Find the surface ara of the sphere $\displaystyle x^2 + y^2 + z^2=4z$ that lies inside the paraboloid $\displaystyle z=x^2+y^2$, using cylindrical co-ords.

What I've done:

equations of the sphere and paraboloid in cylindrical co-ordinates are $\displaystyle r^2+z^2=4z$ and $\displaystyle z=r^2$.

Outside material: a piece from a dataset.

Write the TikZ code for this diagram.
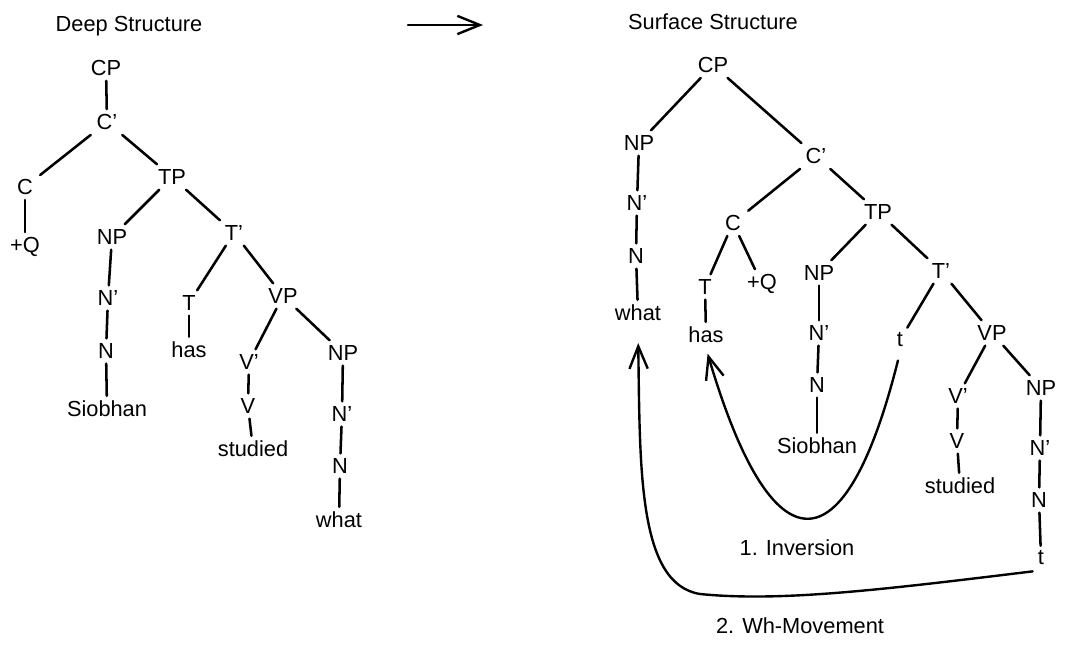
\documentclass[tikz,border=0pt]{standalone}
\usepackage{fontspec}
\setmainfont{Liberation Sans}
\usetikzlibrary{arrows.meta}
\tikzset{
	cat/.style={font=\fontsize{15.5pt}{18pt}\selectfont, inner xsep=5pt, inner ysep=3.5pt},
	branch/.style={line width=1.8pt, line cap=round},
	movearrow/.style={line width=1.7pt, line cap=round, -{Straight Barb[length=16pt,width=13pt,line width=1.7pt]}},
}

\begin{document}
\begin{tikzpicture}[x=0.025cm, y=-0.025cm]
		%%%%% START %%%%%
		\useasboundingbox (0, 0) rectangle (1067, 650);
		
		\node[cat] (ldeep) at (129, 26) {Deep Structure};
		\node[cat] (rsurf) at (713, 22) {Surface Structure};
		\coordinate (arrfrom) at (408, 25);
		\coordinate (arrto) at (483, 25);
		\draw[movearrow] (arrfrom) -- (arrto);
		
		%% deep structure tree
		\node[cat] (lcp) at (106, 68) {CP};
		\node[cat] (lcb) at (107, 122) {C'};
		\node[cat] (lc) at (25, 187) {C};
		\node[cat] (lq) at (25, 247) {+Q};
		\node[cat] (ltp) at (172, 177) {TP};
		\node[cat] (lnp) at (112, 237) {NP};
		\node[cat] (lnb) at (108, 298) {N'};
		\node[cat] (ln) at (106, 351) {N};
		\node[cat] (lsio) at (107, 409) {Siobhan};
		\node[cat] (ltb) at (234, 233) {T'};
		\node[cat] (lt) at (189, 303) {T};
		\node[cat] (lhas) at (189, 350) {has};
		\node[cat] (lvp) at (283, 296) {VP};
		\node[cat] (lvb) at (249, 362) {V'};
		\node[cat] (lv) at (248, 406) {V};
		\node[cat] (lstu) at (253, 449) {studied};
		\node[cat] (lnpo) at (343, 353) {NP};
		\node[cat] (lnbo) at (342, 414) {N'};
		\node[cat] (lno) at (340, 466) {N};
		\node[cat] (lwhat) at (339, 520) {what};
		
		\draw[branch] (lcp) -- (lcb);
		\draw[branch] (lcb) -- (lc);
		\draw[branch] (lcb) -- (ltp);
		\draw[branch] (lc) -- (lq);
		\draw[branch] (ltp) -- (lnp);
		\draw[branch] (ltp) -- (ltb);
		\draw[branch] (lnp) -- (lnb);
		\draw[branch] (lnb) -- (ln);
		\draw[branch] (ln) -- (lsio);
		\draw[branch] (ltb) -- (lt);
		\draw[branch] (ltb) -- (lvp);
		\draw[branch] (lt) -- (lhas);
		\draw[branch] (lvp) -- (lvb);
		\draw[branch] (lvp) -- (lnpo);
		\draw[branch] (lvb) -- (lv);
		\draw[branch] (lv) -- (lstu);
		\draw[branch] (lnpo) -- (lnbo);
		\draw[branch] (lnbo) -- (lno);
		\draw[branch] (lno) -- (lwhat);
		
		%% surface structure tree
		\node[cat] (rcp) at (713, 65) {CP};
		\node[cat] (rnpw) at (639, 143) {NP};
		\node[cat] (rnbw) at (637, 203) {N'};
		\node[cat] (rnw) at (636, 256) {N};
		\node[cat] (rwhat) at (638, 313) {what};
		\node[cat] (rcb) at (816, 156) {C'};
		\node[cat] (rc) at (733, 223) {C};
		\node[cat] (rt) at (705, 287) {T};
		\node[cat] (rhas) at (706, 335) {has};
		\node[cat] (rq) at (762, 284) {+Q};
		\node[cat] (rtp) at (878, 212) {TP};
		\node[cat] (rnp) at (819, 273) {NP};
		\node[cat] (rnb) at (819, 333) {N'};
		\node[cat] (rn) at (817, 385) {N};
		\node[cat] (rsio) at (817, 446) {Siobhan};
		\node[cat] (rtb) at (941, 271) {T'};
		\node[cat] (rtrace) at (900, 340) {t};
		\node[cat] (rvp) at (992, 333) {VP};
		\node[cat] (rvb) at (958, 396) {V'};
		\node[cat] (rv) at (957, 441) {V};
		\node[cat] (rstu) at (960, 486) {studied};
		\node[cat] (rnpo) at (1041, 388) {NP};
		\node[cat] (rnbo) at (1040, 448) {N'};
		\node[cat] (rno) at (1039, 500) {N};
		\node[cat] (rtraceo) at (1041, 558) {t};
		
		\draw[branch] (rcp) -- (rnpw);
		\draw[branch] (rcp) -- (rcb);
		\draw[branch] (rnpw) -- (rnbw);
		\draw[branch] (rnbw) -- (rnw);
		\draw[branch] (rnw) -- (rwhat);
		\draw[branch] (rcb) -- (rc);
		\draw[branch] (rcb) -- (rtp);
		\draw[branch] (rc) -- (rt);
		\draw[branch] (rc) -- (rq);
		\draw[branch] (rt) -- (rhas);
		\draw[branch] (rtp) -- (rnp);
		\draw[branch] (rtp) -- (rtb);
		\draw[branch] (rnp) -- (rnb);
		\draw[branch] (rnb) -- (rn);
		\draw[branch] (rn) -- (rsio);
		\draw[branch] (rtb) -- (rtrace);
		\draw[branch] (rtb) -- (rvp);
		\draw[branch] (rvp) -- (rvb);
		\draw[branch] (rvp) -- (rnpo);
		\draw[branch] (rvb) -- (rv);
		\draw[branch] (rv) -- (rstu);
		\draw[branch] (rnpo) -- (rnbo);
		\draw[branch] (rnbo) -- (rno);
		\draw[branch] (rno) -- (rtraceo);
		
		%% movements
		\draw[movearrow, shorten <=6pt, shorten >=4pt] (rtrace.south) .. controls (845, 572) and (772, 572) .. (rhas.south);
		\node[cat] (inv) at (797, 548) {1. Inversion};
		
		\draw[movearrow, shorten <=6pt, shorten >=12pt] (rtraceo.south) .. controls (880, 590) and (780, 602) .. (700, 594) .. controls (638, 584) and (640, 470) .. (rwhat.south);
		\node[cat] (whmov) at (800, 626) {2. Wh-Movement};
		
		%%%%% END %%%%%
	\end{tikzpicture}
\end{document}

substituting and rearranging these gives

$\displaystyle z+z^2=4z\; \; \Rightarrow z^2-3z=0\; \; \Rightarrow z(z-3)=0\; \; \Rightarrow z=(0,3)$

$\displaystyle r^2+r^4=4r^2\; \; \Rightarrow r^4-3r^2=0\; \; \Rightarrow r^2(r^2-3)=0\; \; \Rightarrow r=(0,\sqrt{3})$

this gives the points of intersections $\displaystyle (r,z)=(0,0) \; and\; (\sqrt{3},3)$

And that's as far as I can get. I'm having a problem with the partial derivatives.

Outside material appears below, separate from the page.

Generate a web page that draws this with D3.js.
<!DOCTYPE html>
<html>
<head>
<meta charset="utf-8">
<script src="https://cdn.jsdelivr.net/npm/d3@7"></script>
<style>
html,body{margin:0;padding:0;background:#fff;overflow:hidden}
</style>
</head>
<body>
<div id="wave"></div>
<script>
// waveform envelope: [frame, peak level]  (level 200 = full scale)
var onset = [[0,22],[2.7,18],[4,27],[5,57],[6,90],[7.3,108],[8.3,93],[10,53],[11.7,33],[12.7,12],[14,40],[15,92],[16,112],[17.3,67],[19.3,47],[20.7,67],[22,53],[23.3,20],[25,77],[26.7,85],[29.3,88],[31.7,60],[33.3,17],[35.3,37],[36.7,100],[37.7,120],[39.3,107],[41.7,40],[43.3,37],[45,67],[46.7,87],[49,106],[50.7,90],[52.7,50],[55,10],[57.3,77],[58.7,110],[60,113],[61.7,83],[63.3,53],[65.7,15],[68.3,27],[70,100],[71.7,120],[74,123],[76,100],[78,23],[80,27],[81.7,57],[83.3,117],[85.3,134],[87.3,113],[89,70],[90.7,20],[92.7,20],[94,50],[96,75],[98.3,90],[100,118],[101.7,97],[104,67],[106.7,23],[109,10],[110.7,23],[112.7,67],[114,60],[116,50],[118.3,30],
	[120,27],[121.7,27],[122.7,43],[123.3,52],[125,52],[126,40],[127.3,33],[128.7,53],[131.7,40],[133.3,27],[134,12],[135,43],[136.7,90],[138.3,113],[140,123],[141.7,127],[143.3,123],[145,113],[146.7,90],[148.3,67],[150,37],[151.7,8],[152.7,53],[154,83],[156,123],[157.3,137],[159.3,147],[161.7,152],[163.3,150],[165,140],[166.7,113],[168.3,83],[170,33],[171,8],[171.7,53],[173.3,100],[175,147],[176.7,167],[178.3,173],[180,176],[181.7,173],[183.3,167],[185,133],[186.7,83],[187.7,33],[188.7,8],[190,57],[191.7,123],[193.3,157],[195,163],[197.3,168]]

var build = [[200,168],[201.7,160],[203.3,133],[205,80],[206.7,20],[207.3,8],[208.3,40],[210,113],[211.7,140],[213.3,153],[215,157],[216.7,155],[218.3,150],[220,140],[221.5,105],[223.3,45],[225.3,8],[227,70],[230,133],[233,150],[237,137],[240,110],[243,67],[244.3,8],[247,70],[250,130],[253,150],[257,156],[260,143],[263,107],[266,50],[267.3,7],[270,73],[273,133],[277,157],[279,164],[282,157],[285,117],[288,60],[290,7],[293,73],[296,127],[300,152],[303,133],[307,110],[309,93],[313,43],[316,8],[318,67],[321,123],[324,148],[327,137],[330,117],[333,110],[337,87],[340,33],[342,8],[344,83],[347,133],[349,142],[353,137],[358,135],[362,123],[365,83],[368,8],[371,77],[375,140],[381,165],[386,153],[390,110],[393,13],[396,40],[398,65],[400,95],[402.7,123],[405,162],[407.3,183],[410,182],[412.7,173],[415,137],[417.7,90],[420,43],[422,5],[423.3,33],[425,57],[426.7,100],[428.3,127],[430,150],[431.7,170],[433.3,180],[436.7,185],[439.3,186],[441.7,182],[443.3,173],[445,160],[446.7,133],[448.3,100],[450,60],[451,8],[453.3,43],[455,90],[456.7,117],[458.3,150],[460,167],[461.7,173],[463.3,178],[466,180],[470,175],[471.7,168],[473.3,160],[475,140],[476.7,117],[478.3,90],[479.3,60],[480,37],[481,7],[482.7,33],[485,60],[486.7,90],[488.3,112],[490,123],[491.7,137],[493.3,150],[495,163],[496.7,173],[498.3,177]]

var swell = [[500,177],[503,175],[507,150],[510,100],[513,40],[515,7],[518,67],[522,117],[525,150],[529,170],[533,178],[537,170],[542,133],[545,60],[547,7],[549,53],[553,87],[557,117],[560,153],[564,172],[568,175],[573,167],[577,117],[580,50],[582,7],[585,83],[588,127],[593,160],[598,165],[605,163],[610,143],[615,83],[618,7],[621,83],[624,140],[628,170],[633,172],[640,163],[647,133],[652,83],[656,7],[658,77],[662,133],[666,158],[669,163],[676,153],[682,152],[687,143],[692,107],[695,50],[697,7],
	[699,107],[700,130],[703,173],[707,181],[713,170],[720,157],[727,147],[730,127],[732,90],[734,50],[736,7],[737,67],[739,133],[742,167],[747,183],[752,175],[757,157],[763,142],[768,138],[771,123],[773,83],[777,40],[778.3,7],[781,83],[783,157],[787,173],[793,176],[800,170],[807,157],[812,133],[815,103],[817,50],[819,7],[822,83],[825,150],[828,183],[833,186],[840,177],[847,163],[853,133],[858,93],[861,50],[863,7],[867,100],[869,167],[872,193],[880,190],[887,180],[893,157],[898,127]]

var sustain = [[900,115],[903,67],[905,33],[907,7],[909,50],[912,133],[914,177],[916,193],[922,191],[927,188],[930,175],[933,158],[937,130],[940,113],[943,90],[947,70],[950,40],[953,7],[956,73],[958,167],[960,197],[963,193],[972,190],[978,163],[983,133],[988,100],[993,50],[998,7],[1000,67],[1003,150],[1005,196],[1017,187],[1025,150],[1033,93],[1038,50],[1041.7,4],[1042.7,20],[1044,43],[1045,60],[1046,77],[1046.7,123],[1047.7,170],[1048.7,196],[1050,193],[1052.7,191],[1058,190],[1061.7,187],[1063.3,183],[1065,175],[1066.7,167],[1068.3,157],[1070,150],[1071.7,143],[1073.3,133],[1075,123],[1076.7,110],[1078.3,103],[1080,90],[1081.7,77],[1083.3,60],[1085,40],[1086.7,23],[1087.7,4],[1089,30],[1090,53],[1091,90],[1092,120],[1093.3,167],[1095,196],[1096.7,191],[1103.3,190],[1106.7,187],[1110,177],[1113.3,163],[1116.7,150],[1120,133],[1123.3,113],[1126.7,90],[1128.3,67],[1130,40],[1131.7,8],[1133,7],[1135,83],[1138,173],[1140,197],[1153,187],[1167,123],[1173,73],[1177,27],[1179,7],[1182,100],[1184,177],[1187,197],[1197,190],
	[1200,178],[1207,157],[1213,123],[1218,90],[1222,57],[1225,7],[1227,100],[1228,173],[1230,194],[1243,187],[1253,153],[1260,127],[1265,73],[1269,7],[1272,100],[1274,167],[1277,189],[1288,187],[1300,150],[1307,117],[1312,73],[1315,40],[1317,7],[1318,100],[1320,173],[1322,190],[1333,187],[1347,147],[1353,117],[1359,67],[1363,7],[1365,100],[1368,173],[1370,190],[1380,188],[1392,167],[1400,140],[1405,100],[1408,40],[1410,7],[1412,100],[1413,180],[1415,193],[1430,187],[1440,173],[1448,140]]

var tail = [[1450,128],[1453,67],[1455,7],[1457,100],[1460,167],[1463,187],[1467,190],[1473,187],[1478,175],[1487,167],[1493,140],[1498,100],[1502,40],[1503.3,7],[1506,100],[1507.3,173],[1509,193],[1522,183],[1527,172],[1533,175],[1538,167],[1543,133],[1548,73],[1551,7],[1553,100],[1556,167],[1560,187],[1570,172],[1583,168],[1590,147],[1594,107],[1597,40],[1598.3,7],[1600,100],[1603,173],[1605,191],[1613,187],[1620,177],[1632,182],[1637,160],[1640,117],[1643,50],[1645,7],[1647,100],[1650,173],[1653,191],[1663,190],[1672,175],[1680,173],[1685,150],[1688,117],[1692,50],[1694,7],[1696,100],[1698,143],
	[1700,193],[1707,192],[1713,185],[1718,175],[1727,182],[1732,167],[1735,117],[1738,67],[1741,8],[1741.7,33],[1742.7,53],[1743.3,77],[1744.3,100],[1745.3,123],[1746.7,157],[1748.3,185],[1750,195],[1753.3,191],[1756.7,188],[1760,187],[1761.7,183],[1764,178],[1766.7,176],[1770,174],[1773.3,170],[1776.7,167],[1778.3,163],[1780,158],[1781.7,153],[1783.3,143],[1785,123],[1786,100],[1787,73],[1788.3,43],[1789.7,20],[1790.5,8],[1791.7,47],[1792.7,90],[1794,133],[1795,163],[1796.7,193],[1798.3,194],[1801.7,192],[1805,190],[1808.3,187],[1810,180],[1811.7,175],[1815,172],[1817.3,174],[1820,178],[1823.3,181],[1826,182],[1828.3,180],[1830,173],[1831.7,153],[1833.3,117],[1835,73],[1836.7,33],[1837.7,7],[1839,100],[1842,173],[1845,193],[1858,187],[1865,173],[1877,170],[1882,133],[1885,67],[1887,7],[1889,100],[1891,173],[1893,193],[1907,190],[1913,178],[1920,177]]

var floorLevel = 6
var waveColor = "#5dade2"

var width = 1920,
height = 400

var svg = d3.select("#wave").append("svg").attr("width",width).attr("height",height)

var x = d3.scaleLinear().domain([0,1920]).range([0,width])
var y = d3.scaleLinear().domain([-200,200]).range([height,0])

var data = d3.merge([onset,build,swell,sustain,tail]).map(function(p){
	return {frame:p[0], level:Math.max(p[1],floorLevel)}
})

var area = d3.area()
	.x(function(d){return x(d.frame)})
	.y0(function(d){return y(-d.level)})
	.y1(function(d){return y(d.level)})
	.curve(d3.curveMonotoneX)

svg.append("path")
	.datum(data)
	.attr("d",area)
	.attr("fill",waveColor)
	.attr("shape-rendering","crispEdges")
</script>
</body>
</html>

To get them I've done this:

$\displaystyle x^2 + y^2 + z^2=4z\; \; \Rightarrow z^2=4z-x^2 - y^2\; \; \Rightarrow z=\sqrt{4z-x^2-y^2}$

When I differentiate, am I right in assuming the 'z' on the RHS disappears as well? Does it go to 1 or 0?

ie.

$\displaystyle \frac{\partial z}{\partial x}=\frac{-x}{\sqrt{4-x^2-y^2}}$

or:

$\displaystyle \frac{\partial z}{\partial x}=\frac{-x}{\sqrt{-x^2-y^2}}$